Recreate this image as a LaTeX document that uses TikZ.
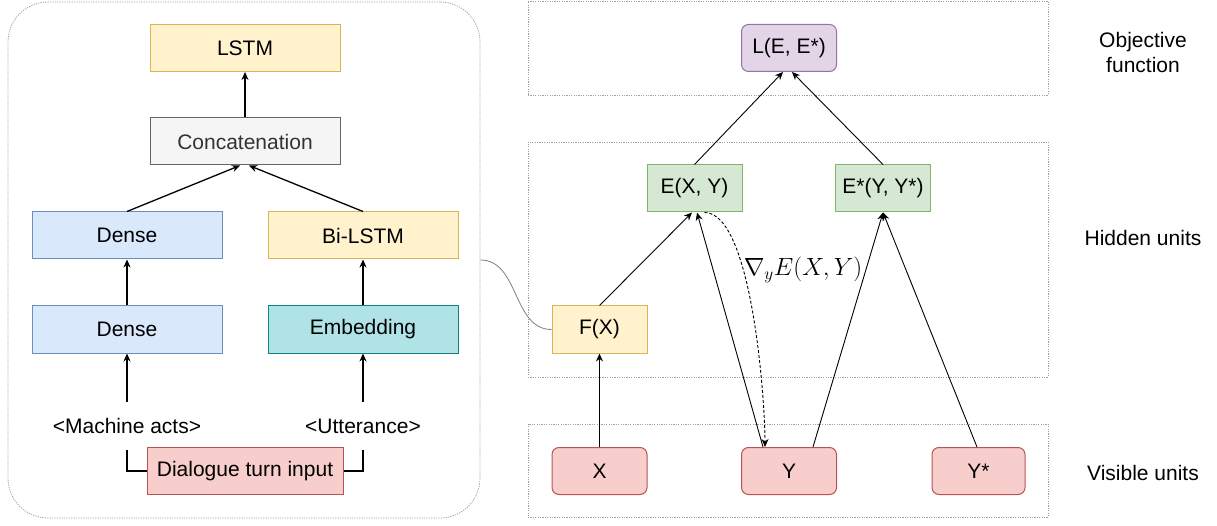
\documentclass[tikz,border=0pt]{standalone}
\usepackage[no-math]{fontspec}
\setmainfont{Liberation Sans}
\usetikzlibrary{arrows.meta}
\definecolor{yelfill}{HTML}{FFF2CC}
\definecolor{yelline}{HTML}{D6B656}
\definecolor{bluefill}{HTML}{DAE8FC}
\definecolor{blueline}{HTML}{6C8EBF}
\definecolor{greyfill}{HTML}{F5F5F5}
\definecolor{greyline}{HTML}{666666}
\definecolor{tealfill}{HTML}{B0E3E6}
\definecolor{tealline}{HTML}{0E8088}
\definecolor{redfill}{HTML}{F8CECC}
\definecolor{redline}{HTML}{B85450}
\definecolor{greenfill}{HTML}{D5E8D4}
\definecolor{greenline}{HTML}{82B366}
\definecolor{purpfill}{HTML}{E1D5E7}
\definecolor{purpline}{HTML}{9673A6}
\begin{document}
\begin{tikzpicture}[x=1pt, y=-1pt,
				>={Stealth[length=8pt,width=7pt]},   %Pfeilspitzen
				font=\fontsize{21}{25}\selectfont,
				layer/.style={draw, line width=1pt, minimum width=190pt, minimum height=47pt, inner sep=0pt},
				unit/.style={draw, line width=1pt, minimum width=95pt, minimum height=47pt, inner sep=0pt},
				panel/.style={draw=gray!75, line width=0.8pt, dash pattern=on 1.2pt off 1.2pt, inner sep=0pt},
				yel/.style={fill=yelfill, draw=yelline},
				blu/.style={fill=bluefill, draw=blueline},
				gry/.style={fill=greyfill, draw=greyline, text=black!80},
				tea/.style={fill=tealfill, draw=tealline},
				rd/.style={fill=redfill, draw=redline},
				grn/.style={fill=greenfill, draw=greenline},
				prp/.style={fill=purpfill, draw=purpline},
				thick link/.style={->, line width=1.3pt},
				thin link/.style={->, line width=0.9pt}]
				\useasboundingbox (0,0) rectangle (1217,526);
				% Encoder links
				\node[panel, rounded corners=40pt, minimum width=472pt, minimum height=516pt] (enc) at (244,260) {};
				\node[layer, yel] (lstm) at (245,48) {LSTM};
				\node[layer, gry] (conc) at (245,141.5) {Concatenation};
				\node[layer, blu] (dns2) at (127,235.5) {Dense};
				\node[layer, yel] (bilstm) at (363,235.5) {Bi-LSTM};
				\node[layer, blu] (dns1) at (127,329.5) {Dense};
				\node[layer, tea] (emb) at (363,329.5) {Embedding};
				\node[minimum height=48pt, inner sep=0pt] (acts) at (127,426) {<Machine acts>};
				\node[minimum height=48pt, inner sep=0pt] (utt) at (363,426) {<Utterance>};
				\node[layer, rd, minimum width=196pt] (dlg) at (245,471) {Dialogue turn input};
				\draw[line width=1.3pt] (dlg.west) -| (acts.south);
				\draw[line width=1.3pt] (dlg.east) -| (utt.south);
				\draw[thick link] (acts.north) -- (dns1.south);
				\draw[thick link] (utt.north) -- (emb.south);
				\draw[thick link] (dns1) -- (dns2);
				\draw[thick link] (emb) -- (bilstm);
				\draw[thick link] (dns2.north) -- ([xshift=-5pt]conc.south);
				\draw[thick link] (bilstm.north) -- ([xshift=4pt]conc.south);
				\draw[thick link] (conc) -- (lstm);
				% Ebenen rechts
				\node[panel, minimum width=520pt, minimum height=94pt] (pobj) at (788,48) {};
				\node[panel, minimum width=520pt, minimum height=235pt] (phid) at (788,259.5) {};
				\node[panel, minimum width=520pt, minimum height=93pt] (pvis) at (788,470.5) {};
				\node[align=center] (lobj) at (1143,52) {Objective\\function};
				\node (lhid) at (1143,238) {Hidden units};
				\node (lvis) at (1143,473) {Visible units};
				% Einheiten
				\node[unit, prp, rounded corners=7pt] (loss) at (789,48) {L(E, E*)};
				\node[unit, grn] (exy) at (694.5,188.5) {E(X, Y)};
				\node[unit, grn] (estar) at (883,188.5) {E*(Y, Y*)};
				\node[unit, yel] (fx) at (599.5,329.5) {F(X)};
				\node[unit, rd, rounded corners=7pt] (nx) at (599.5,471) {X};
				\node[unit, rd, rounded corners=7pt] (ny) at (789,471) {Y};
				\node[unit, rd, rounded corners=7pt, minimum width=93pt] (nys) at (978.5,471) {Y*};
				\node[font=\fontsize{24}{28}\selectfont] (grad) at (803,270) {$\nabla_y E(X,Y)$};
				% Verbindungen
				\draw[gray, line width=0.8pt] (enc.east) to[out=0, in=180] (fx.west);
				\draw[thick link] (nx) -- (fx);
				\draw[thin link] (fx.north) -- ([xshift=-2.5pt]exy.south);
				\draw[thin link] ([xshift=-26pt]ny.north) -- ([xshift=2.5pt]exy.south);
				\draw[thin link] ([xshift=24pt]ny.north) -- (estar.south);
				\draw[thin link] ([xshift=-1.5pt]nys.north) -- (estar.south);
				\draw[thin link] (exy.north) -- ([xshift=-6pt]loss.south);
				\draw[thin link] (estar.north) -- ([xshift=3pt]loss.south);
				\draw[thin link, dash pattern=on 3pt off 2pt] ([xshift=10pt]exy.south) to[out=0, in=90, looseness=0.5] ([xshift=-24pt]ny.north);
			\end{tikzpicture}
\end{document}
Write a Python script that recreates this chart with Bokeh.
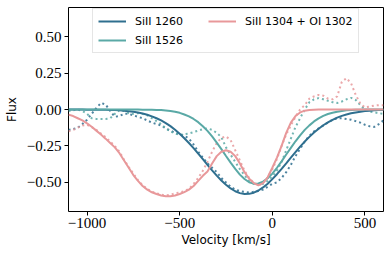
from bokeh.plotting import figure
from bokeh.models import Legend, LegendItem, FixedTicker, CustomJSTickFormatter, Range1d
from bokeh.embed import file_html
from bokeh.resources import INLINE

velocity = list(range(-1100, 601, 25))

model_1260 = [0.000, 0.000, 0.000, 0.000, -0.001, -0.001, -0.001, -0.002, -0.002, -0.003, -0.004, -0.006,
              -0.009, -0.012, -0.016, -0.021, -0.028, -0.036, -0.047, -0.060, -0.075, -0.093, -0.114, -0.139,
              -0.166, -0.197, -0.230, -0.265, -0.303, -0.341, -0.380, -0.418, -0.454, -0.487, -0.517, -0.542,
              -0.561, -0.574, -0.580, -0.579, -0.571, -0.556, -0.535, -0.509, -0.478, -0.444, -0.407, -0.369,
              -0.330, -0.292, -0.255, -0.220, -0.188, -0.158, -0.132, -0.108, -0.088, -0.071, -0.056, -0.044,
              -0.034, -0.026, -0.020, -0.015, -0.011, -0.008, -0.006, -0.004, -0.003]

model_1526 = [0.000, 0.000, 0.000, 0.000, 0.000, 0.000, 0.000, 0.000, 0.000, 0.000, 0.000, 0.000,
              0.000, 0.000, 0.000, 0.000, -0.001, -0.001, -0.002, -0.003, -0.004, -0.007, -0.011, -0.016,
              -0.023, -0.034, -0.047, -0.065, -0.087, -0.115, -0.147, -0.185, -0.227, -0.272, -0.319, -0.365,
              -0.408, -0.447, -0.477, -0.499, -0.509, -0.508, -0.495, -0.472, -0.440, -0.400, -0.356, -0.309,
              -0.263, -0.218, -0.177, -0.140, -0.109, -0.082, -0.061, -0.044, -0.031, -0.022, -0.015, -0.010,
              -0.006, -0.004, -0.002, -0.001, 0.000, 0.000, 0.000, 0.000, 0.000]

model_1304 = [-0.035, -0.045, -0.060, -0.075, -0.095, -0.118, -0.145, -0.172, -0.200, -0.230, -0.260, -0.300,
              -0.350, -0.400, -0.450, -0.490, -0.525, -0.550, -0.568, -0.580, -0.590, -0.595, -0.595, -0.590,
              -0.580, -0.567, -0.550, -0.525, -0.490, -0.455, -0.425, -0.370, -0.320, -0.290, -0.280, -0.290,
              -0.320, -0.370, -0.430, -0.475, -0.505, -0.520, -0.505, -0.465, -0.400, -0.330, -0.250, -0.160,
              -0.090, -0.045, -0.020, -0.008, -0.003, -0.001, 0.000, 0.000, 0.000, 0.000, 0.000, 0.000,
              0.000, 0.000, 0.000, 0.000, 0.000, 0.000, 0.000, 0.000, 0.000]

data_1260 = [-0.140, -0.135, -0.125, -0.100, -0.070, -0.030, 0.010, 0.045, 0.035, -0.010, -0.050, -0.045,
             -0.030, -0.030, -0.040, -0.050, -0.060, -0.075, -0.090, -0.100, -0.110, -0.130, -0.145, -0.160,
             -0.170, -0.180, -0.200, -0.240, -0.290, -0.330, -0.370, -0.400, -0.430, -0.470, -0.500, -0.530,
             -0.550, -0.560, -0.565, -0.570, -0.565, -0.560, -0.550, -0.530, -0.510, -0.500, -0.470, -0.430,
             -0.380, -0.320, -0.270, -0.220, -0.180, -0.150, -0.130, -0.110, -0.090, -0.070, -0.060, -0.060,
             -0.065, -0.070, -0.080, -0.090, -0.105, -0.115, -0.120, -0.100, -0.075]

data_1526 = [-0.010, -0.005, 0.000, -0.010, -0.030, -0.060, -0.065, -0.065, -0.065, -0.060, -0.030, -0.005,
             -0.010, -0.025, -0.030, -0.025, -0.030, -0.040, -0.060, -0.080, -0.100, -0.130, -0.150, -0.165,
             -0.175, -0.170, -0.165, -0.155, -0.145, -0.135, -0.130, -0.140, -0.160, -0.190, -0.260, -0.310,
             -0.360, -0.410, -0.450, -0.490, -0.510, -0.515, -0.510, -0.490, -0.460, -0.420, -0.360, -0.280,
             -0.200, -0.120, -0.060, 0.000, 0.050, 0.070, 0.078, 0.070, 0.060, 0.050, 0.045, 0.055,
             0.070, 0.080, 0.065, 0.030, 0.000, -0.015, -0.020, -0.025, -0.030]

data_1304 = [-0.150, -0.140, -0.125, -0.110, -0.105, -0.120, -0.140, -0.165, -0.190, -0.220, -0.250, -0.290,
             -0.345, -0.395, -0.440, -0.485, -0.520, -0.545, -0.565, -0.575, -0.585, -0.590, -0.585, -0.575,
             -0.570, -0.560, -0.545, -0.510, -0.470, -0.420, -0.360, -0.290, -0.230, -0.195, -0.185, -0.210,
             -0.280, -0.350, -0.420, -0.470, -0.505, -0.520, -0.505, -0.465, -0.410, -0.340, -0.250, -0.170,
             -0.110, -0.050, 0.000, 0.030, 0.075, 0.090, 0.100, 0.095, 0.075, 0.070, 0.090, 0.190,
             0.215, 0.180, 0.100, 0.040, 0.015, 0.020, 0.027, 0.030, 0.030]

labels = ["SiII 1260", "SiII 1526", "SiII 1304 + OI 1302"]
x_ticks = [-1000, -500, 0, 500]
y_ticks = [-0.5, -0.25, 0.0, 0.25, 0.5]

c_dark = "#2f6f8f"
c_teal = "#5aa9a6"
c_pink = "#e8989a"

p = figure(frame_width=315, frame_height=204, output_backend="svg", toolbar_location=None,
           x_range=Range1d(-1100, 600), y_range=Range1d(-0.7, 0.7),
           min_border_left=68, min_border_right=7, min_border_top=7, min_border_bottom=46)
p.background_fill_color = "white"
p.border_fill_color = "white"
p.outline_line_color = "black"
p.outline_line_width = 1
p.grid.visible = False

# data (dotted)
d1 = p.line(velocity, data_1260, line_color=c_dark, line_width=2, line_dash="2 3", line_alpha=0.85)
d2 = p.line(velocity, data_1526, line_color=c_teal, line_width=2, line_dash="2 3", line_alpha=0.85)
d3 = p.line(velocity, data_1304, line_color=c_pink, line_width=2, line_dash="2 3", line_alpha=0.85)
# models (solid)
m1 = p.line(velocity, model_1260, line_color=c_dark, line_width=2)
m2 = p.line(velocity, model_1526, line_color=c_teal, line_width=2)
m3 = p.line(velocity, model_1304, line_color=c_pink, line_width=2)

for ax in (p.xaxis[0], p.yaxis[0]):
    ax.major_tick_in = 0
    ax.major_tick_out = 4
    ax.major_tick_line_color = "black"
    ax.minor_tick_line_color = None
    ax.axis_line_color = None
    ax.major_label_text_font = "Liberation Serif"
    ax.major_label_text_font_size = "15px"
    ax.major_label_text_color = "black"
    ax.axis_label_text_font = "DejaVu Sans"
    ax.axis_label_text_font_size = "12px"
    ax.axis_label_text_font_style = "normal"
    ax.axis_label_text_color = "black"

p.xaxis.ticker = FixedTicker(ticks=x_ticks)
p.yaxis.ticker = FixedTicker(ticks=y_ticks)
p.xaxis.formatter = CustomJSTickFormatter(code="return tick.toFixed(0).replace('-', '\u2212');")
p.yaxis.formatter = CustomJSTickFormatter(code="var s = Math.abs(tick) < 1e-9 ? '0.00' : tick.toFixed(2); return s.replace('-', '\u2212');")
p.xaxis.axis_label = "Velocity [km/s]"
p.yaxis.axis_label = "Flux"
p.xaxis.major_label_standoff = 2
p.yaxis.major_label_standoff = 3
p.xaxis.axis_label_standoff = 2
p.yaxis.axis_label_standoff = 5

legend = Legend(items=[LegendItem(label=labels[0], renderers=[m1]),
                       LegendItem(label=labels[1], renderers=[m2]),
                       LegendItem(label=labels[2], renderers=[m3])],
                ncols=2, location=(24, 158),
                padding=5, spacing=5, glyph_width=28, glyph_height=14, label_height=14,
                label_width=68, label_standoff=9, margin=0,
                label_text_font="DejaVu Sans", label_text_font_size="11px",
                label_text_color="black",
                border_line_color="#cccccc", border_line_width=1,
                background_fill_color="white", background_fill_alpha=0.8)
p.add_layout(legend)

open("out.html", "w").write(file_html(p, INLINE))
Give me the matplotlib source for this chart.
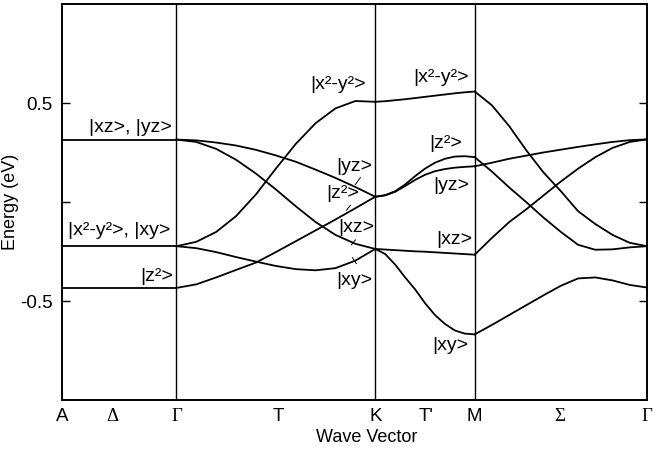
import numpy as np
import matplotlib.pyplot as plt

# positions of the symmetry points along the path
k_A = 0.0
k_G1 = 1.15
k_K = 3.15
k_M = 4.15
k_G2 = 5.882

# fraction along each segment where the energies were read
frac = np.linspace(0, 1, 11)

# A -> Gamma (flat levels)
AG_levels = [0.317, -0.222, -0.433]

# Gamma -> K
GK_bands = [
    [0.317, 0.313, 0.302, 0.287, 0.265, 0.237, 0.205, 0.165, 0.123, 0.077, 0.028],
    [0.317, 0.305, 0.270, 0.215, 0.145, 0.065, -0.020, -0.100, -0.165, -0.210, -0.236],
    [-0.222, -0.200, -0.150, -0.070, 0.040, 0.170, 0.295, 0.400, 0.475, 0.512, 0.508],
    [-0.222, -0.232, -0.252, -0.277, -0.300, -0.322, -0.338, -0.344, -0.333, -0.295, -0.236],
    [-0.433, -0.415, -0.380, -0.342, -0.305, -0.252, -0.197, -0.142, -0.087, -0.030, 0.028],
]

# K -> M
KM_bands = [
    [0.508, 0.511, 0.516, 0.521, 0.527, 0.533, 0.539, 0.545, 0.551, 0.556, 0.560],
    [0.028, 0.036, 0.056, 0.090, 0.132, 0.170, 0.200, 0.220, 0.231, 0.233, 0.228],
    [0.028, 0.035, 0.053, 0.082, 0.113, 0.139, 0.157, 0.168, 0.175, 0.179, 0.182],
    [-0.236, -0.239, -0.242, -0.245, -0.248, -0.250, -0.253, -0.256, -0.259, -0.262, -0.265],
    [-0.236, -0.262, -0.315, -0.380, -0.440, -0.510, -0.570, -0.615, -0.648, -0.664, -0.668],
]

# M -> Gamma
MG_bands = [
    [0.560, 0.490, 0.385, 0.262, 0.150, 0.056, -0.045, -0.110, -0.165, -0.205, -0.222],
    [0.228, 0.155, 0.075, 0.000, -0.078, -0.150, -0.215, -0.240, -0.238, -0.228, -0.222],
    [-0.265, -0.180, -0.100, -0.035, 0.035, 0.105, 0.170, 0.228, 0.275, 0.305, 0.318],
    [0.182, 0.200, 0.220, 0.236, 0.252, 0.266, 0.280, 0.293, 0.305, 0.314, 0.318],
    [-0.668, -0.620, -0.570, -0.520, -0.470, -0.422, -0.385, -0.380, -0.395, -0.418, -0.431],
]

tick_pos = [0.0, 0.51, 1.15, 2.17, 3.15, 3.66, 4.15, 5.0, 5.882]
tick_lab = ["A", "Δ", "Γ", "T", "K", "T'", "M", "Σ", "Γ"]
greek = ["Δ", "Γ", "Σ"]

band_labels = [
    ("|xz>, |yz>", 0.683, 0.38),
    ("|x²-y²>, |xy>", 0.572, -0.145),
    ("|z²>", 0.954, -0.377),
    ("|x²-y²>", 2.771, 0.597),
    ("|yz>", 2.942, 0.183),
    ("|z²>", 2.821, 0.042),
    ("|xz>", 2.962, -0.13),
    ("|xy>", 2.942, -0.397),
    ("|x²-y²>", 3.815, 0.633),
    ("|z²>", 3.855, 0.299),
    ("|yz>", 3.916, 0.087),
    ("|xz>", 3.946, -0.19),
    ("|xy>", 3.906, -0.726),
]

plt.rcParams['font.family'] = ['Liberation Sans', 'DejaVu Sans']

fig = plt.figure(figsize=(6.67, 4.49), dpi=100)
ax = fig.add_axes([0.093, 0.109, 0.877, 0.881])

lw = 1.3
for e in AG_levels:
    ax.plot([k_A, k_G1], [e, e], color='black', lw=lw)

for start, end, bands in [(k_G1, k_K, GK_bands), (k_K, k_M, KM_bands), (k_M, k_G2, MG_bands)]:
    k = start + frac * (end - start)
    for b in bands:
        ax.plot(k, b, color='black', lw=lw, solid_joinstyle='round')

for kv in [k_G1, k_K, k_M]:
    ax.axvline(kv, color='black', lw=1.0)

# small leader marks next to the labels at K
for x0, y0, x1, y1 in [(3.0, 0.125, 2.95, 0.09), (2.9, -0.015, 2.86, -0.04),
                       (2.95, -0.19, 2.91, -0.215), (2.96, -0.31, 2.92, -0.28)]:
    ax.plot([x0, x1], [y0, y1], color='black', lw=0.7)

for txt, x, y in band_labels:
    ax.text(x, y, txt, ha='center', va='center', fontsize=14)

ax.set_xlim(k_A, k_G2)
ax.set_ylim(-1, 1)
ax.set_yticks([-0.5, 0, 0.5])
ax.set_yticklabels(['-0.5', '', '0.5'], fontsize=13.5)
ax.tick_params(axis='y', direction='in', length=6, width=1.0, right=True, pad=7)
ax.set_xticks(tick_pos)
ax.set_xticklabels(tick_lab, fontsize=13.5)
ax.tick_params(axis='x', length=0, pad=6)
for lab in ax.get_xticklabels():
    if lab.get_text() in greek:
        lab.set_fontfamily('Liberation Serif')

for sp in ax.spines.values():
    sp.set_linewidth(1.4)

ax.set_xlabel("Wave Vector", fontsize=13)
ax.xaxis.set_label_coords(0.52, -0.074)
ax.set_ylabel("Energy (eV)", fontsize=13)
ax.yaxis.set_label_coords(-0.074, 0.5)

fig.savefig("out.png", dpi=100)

**WHAT YOU WILL DO:** Above are records; repeat only the lines from the line with "Give me the matplotlib source for this chart." through the line with "AG_levels = [0.317, -0.222, -0.433]", and leave pictures out.

**SOLVED EXERCISE:**
Give me the matplotlib source for this chart.
import numpy as np
import matplotlib.pyplot as plt

# positions of the symmetry points along the path
k_A = 0.0
k_G1 = 1.15
k_K = 3.15
k_M = 4.15
k_G2 = 5.882

# fraction along each segment where the energies were read
frac = np.linspace(0, 1, 11)

# A -> Gamma (flat levels)
AG_levels = [0.317, -0.222, -0.433]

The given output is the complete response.